* Begin Listing *
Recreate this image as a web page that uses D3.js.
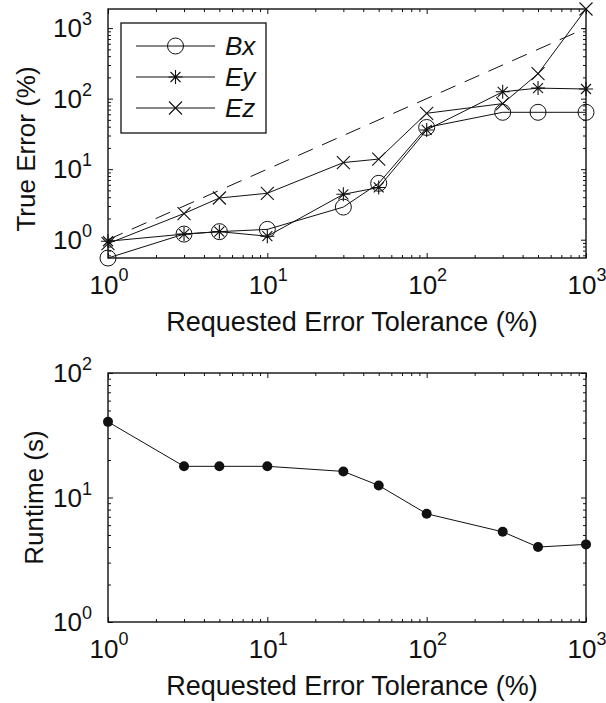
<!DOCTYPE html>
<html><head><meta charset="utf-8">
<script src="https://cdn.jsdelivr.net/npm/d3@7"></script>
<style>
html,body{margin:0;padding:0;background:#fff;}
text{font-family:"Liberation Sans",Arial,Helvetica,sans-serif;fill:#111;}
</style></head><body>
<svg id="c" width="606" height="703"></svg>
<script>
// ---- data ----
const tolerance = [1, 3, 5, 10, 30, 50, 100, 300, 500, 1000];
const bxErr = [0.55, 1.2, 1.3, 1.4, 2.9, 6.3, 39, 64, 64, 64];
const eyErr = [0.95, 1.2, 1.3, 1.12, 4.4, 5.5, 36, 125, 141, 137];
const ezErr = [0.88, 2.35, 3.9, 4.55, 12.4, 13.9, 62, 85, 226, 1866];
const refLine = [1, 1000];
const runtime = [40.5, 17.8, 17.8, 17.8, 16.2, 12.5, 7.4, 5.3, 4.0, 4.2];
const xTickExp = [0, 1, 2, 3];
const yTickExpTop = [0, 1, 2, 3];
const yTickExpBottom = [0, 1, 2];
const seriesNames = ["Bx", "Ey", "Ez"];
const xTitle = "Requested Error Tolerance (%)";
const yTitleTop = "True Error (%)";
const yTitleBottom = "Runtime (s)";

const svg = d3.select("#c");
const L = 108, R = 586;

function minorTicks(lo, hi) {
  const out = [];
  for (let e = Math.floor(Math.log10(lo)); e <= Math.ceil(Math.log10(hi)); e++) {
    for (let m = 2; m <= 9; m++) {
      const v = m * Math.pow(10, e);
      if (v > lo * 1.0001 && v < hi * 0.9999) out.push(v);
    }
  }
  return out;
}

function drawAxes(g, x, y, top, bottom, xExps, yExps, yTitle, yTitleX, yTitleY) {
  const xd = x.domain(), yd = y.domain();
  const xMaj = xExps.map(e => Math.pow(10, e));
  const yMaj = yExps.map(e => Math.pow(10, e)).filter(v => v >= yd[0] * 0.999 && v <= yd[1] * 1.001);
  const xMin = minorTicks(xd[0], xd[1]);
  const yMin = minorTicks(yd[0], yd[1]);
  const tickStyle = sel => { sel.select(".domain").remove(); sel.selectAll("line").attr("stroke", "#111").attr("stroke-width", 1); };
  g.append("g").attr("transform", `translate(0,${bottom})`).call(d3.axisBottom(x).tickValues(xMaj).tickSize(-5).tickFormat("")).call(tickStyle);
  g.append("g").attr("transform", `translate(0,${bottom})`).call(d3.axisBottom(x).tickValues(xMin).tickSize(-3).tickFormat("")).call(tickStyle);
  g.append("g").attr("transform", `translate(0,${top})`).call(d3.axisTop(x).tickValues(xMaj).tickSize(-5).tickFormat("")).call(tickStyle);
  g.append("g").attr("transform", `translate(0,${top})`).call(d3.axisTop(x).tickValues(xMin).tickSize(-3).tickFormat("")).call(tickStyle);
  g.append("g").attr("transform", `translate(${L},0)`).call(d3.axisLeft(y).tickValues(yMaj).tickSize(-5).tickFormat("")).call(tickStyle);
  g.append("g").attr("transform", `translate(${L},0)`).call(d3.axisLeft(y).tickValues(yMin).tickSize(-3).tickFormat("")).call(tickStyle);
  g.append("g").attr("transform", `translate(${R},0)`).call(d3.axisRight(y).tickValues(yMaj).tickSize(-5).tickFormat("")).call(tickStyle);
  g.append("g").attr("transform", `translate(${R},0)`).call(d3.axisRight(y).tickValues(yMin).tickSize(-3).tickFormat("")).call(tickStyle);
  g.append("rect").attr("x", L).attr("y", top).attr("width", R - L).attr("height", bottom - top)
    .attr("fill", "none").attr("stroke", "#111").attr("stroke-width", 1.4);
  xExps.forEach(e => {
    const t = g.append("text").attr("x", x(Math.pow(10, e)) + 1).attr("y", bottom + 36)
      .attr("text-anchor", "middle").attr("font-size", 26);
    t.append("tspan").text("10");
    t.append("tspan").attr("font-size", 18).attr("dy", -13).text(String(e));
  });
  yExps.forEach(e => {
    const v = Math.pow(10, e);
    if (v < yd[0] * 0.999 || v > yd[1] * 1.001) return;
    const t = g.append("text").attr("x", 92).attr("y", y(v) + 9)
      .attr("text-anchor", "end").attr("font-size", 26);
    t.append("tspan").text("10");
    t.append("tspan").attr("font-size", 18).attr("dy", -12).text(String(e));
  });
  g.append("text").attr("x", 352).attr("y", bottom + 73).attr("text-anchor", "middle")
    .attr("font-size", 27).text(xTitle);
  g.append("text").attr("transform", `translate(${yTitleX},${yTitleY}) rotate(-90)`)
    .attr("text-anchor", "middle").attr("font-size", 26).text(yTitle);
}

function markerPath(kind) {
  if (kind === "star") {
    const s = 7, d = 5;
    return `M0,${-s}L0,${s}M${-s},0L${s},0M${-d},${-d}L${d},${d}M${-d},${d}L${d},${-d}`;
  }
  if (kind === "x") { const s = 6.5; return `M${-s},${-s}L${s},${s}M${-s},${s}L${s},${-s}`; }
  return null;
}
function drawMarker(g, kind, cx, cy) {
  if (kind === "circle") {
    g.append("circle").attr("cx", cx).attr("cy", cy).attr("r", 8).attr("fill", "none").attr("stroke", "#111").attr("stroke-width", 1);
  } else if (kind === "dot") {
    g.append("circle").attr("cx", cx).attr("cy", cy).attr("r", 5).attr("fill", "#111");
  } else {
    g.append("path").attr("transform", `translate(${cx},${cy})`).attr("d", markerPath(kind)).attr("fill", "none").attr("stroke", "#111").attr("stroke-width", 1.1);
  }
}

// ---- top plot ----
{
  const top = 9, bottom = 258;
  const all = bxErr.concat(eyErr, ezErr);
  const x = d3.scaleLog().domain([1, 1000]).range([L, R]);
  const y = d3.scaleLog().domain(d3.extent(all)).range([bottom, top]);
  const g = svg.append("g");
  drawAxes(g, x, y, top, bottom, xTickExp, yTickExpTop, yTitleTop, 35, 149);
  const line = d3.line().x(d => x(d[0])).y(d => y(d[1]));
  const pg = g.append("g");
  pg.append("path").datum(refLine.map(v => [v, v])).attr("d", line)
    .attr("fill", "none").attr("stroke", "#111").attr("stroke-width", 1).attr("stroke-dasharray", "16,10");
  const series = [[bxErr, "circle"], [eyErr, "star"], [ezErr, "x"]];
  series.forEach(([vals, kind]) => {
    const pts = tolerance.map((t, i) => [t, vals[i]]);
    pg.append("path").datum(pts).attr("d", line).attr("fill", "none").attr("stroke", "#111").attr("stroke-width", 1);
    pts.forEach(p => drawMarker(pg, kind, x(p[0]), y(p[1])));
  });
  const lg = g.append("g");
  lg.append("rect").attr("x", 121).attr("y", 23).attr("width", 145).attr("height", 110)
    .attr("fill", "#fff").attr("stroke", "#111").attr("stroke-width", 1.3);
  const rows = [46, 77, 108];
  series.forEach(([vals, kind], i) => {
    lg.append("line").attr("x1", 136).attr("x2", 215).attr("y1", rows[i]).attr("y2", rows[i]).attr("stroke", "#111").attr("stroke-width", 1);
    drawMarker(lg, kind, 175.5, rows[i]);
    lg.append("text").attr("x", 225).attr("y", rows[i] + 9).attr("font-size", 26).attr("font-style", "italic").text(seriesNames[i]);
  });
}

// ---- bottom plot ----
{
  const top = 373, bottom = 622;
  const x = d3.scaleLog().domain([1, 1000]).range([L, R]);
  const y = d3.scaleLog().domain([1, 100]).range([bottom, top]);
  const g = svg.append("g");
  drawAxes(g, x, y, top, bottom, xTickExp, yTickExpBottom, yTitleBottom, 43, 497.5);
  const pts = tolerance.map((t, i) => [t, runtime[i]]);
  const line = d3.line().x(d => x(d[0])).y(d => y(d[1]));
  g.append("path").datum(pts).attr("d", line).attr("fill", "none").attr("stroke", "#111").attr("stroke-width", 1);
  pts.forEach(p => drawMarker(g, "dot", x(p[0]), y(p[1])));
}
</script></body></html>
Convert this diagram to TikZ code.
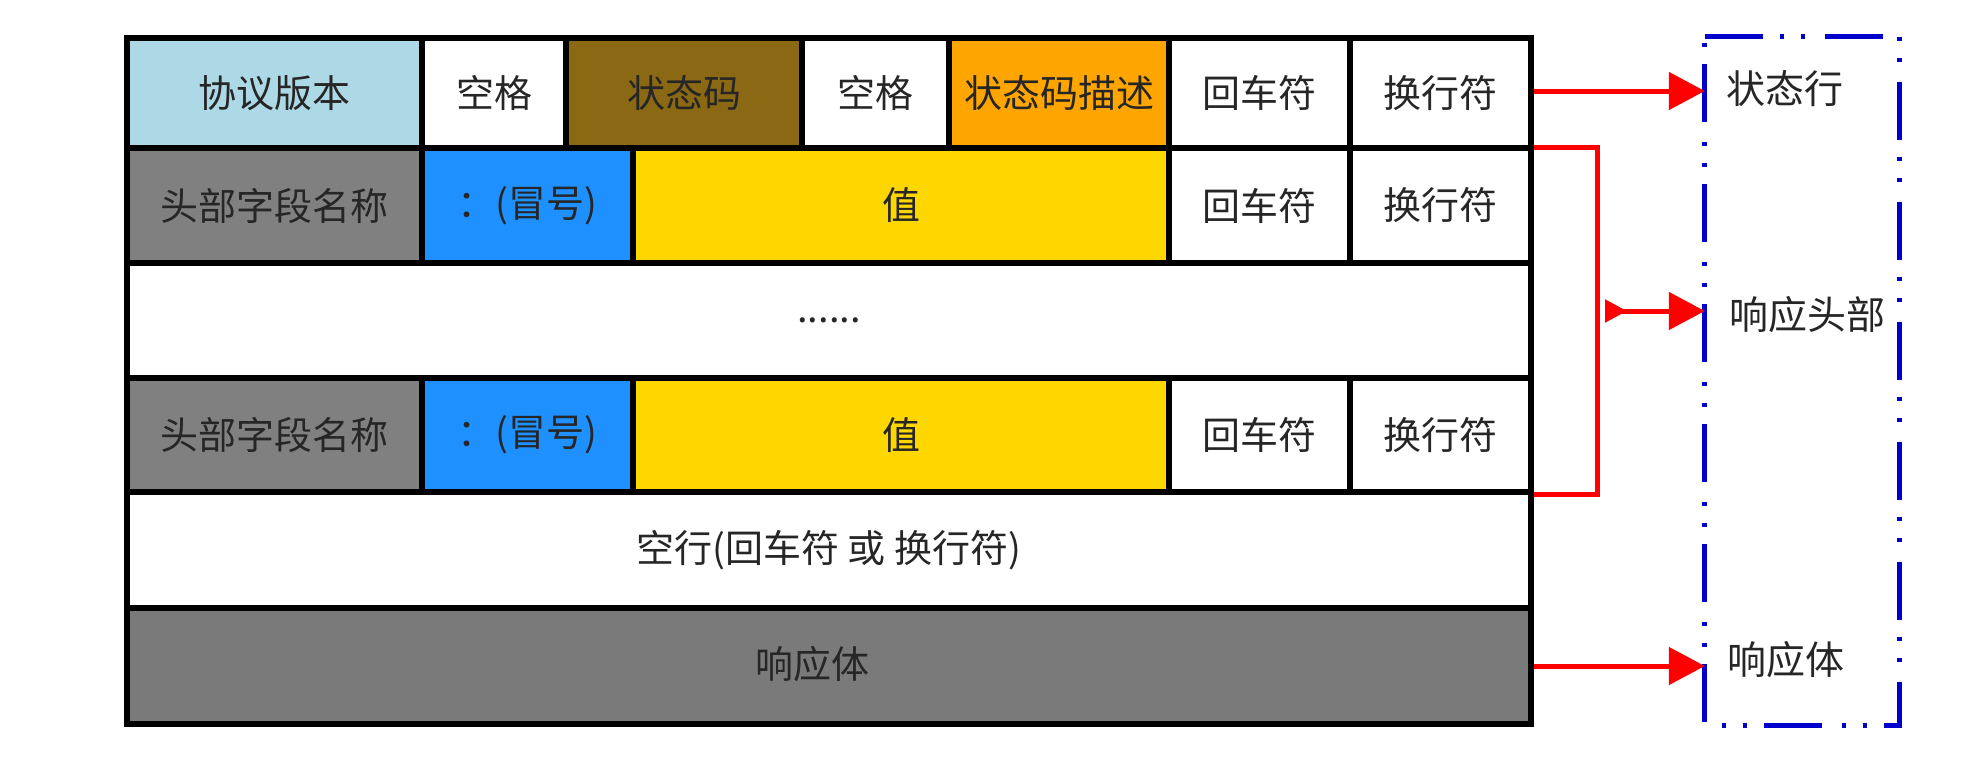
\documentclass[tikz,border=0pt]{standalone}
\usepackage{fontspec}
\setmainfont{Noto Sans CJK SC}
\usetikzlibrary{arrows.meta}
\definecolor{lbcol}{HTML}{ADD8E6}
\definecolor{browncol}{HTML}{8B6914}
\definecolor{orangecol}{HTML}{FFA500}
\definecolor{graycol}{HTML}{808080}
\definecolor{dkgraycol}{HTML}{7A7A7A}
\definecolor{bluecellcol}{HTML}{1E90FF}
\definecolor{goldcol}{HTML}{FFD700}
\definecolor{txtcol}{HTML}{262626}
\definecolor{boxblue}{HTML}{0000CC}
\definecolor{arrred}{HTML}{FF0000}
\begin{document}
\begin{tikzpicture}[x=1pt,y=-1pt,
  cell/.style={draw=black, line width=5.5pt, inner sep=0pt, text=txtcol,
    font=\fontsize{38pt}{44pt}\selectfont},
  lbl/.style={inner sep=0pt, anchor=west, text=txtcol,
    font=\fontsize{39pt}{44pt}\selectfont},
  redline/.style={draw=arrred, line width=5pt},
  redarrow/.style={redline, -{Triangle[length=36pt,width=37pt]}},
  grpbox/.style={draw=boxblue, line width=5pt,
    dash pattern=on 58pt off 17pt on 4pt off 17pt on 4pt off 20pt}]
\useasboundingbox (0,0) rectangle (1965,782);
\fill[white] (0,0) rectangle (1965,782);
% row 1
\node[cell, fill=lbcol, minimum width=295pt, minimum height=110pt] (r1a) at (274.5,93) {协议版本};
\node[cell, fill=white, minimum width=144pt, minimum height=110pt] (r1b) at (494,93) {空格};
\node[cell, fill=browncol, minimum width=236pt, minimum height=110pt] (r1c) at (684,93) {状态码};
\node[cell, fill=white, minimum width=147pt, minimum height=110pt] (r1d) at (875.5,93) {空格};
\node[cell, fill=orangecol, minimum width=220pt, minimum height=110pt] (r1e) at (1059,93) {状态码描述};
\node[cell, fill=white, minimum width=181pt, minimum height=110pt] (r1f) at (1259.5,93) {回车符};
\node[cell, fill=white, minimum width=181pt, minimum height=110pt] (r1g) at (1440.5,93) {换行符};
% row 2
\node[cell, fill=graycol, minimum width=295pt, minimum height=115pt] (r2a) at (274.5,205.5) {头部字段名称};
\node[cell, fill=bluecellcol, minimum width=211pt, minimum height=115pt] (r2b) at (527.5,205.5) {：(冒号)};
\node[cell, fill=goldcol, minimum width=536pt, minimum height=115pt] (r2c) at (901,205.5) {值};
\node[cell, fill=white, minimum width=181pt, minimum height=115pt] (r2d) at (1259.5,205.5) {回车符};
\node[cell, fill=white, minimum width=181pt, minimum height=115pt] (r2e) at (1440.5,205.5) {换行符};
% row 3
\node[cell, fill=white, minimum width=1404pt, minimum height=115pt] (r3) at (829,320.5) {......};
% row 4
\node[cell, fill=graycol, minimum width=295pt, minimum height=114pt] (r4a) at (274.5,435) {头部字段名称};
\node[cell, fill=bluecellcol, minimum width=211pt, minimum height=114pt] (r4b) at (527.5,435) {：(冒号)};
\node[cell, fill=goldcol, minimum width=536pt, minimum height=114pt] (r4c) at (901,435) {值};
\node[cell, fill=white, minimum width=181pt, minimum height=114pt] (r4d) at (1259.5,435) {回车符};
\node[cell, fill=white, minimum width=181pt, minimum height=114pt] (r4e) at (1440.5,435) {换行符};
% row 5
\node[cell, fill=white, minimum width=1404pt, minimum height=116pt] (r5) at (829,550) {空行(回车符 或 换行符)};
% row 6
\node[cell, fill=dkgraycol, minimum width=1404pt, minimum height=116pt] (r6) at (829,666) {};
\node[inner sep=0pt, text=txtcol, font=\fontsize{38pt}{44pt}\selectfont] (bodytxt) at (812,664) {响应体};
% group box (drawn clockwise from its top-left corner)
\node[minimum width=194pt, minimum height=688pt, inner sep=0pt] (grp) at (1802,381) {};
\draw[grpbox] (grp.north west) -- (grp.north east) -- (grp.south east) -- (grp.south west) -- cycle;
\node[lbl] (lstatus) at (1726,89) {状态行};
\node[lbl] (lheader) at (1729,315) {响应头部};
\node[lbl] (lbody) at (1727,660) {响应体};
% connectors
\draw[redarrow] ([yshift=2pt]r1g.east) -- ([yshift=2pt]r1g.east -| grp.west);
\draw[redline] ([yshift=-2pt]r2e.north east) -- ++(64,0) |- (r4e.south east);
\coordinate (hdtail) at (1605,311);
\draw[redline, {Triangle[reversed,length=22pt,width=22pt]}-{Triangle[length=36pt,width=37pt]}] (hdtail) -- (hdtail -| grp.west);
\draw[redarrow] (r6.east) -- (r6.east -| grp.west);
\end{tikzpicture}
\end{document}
* End Listing *
[To be done] Every line containing the string "this" must be listed.

[Right answer]
Recreate this image as a web page that uses D3.js.
Convert this diagram to TikZ code.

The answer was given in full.